从超市买来一袋红色袋装的甜点,吃了里面的几个麻通,米通;过年前,再把冰箱插上电,买几袋速冻水饺,汤圆,这个年就准备在桂林过下来了。
嫁人十多年了,每逢过年基本上是他陪我回中原的娘家人一起过的。去年,前年,大前年,是独自陪着卧床的妈,在老家度过的梦一样的三个年头,这梦是好的,还是坏的?我不知道。陪伴的日子,总是心酸却又稀有的温暖。
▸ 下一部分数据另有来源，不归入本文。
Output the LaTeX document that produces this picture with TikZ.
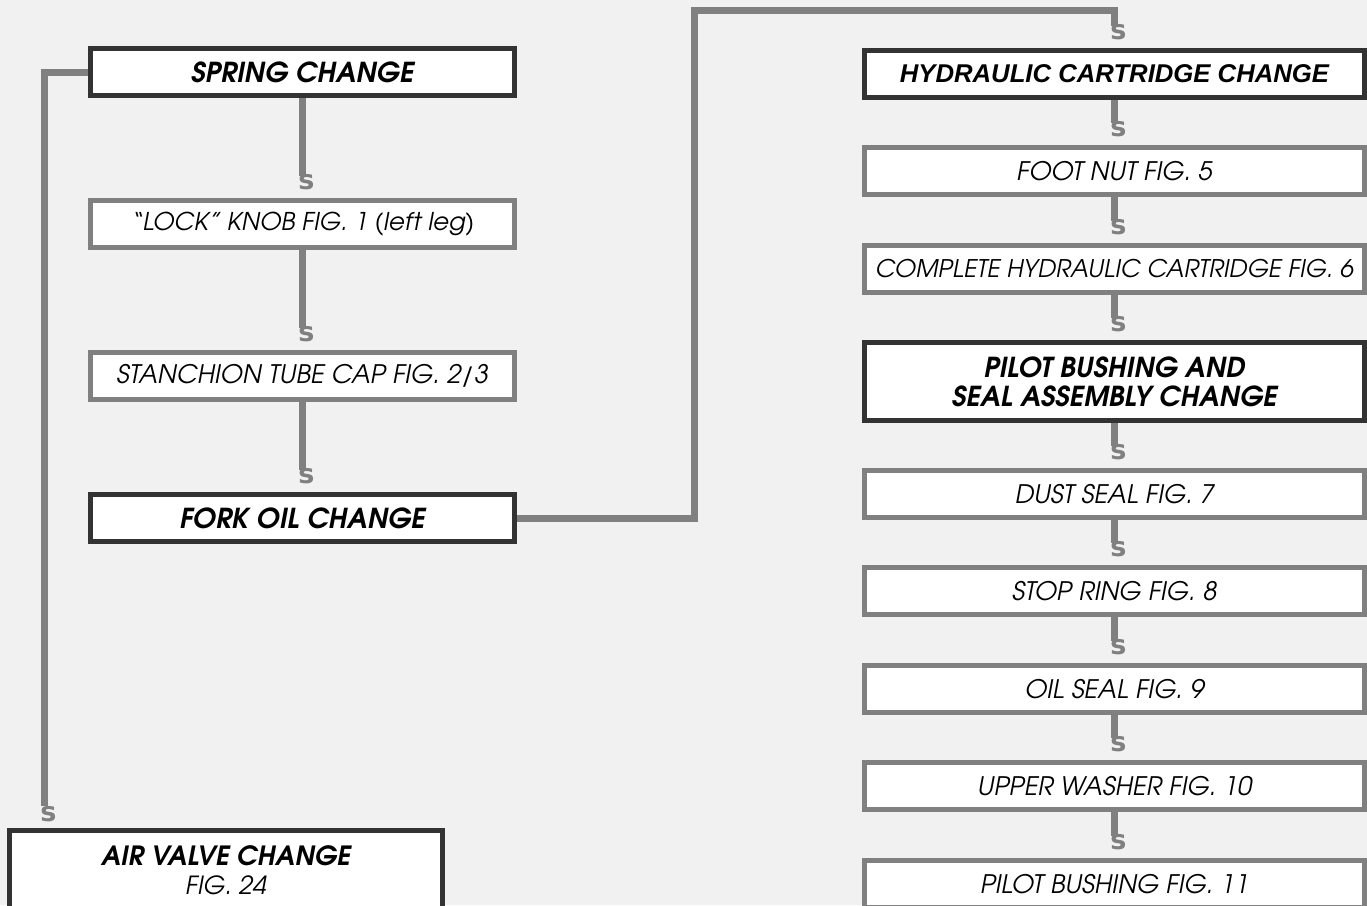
\documentclass[tikz,border=0pt]{standalone}
\usepackage{fontspec}
\newfontfamily\arialfont{Liberation Sans}
\newfontfamily\sfont{DejaVu Sans}
\newfontfamily\advfont{texgyreadventor}[Extension=.otf, UprightFont=*-regular, ItalicFont=*-italic, BoldFont=*-bold, BoldItalicFont=*-bolditalic]
\definecolor{bg}{HTML}{F1F1F1}
\definecolor{lgray}{HTML}{808080}
\definecolor{dgray}{HTML}{333333}
\tikzset{
  box/.style={draw=lgray, line width=5pt, fill=white, minimum height=47pt, inner sep=0pt, align=center,
    font=\advfont\itshape\fontsize{25.5}{29}\selectfont},
  bbox/.style={box, draw=dgray, font=\advfont\bfseries\itshape\fontsize{27.5}{29}\selectfont},
  lw/.style={minimum width=424pt},
  rw/.style={minimum width=500pt},
  conn/.style={draw=lgray, line width=7pt},
  sarr/.style={text=lgray, font=\sfont\bfseries\fontsize{27}{27}\selectfont, inner sep=0pt},
}
\begin{document}
\begin{tikzpicture}[x=1pt,y=-1pt]
\fill[bg] (0,0) rectangle (1367,905);
\useasboundingbox (0,0) rectangle (1367,905);
% left column
\node[bbox,lw] (spring) at (302.5,72) {SPRING CHANGE};
\node[box,lw,font=\advfont\itshape\fontsize{24.5}{29}\selectfont] (lock) at (302.5,224) {“LOCK” KNOB FIG. 1 (left leg)};
\node[box,lw] (stan) at (302.5,376) {STANCHION TUBE CAP FIG. 2/3};
\node[bbox,lw] (fork) at (302.5,518) {FORK OIL CHANGE};
\node[bbox,minimum width=433pt,minimum height=79pt,font=\advfont\bfseries\itshape\fontsize{26.5}{29}\selectfont] (air) at (226,870) {AIR VALVE CHANGE\\{\mdseries\fontsize{25}{29}\selectfont FIG. 24}};
% right column
\node[bbox,rw,font=\arialfont\bfseries\itshape\fontsize{25.7}{29}\selectfont] (hyd) at (1114.5,74) {HYDRAULIC CARTRIDGE CHANGE};
\node[box,rw] (foot) at (1114.5,171) {FOOT NUT FIG. 5};
\node[box,rw,font=\advfont\itshape\fontsize{24.3}{29}\selectfont] (comp) at (1114.5,269) {COMPLETE HYDRAULIC CARTRIDGE FIG. 6};
\node[bbox,rw,minimum height=78pt] (pilot) at (1114.5,381.5) {PILOT BUSHING AND\\SEAL ASSEMBLY CHANGE};
\node[box,rw] (dust) at (1114.5,494) {DUST SEAL FIG. 7};
\node[box,rw] (stop) at (1114.5,591) {STOP RING FIG. 8};
\node[box,rw] (oil) at (1114.5,689) {OIL SEAL FIG. 9};
\node[box,rw] (upper) at (1114.5,786) {UPPER WASHER FIG. 10};
\node[box,rw] (pb) at (1114.5,884) {PILOT BUSHING FIG. 11};
% connectors
\foreach \a/\b in {spring/lock, lock/stan, stan/fork, hyd/foot, foot/comp, comp/pilot, pilot/dust, dust/stop, stop/oil, oil/upper, upper/pb}{
  \draw[conn] (\a.south) -- ([yshift=22pt]\b.north);
  \node[sarr] at ([xshift=4pt,yshift=16pt]\b.north) {s};
}
\coordinate (airin) at (44.5,806);
\draw[conn] (spring.west) -| (airin);
\node[sarr] at (48.5,814) {s};
\draw[conn] (fork.east) -| (694,10.5) -| ([yshift=22pt]hyd.north);
\node[sarr] at ([xshift=4pt,yshift=16pt]hyd.north) {s};
\end{tikzpicture}
\end{document}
去年的年三十,我和妈独自在卧室,零点的钟声已响,我们刚看完春晚,我让妈闭眼睛睡一会儿,我也睡一会儿,到了凌晨三点二十分,傍晚,那个跌在地上的碎成两半的镜子,我以为的“碎碎平安”,却成了谶语。
呼唤妈一刻钟,她也没有醒来,凌晨四点钟,叫来救护车,医生说脑室出血了,第三次脑出血已经没有手术的必要了。在医院重症监护室熬了一周,妈还是离开了。
好好的一个初一,我们一家是在医院熬过去的。这事以后,是凝固的梦,迷迷糊糊把妈的后事办了,又在迷蒙中,与家里人周旋留与去的问题,最终坚持回到了远嫁桂林的婆家,带着对爸的不近人情,我便重新开始了二人的婚姻生活模式。
昨天是爸的生日,给他发微信转了500块钱,祝他生日快乐,他没回我,也没收,我想他太忙了没看手机吧,或者还在恨着我,这个离他远去的女儿?今天看了微信,他回复说,“钱就不收了,能记住就行了。前天我去陵园给你妈烧过纸了。”
我没有再回复,这么多年,也就是在老家照顾植物人妈妈的那三年里,跟爸的距离算是近了一点,之前,或之后我们似乎是陌路人一般,互相不理会。
前段时间,老家的疫情严重,爸跟中原人一样,在家隔离自己,或许是空虚寂寞,便想着接奶奶跟他住,他发微信给我,说是想尽尽孝。我说,让奶奶住我和妈曾经住的那间屋子。他便发了短视频,早就已经把我的东西收拾出来了,只待奶奶住进去。而妈妈的床在妈去世后,爸就扔掉了,或许是害怕那段历史,不愿看到它。
奶奶耳聋,八十岁了腿脚灵便,一直跟着大姑住,我妈的事,奶奶从来没问过,好似没有这个人一样,家里人也都瞒着她,从没提起过。
记得有一次,奶奶走丢了半天,后来在一户邻居家被找到了,叔叔他们为奶奶制作了老人牌,像一枚胸针,印了电话和住址,我在家族群里提议说,让奶奶住老年病养老院,那里人专业,大姑身体也不好,她也可以腾出空休息照顾自己,说出这个建议,还有一个原因,是自己对妈妈的歉疚,要是我陪着妈一起进老年病医院,那里的专业程度,兴许,妈不至于走那么早。只是物是人非,家族群里当没有看见我,爸爸叔叔哥哥他们谁也没有理我。或许他们想自己尽力孝养,乡里乡亲的也不会说闲话吧!
这个年,他一直加班,我料理自己,年夜饭回公婆家吃饭,这之后,又是每一个平素的日子。今天中午去市图书馆借了几册文学名著,阅读让日子多出些精神食粮。
昨天写了福的毛笔字,盘算着,春联,福字,过年也不准备贴出来了,只在心里祈个福吧!也顺带祝文友,新春吉祥,万事顺意!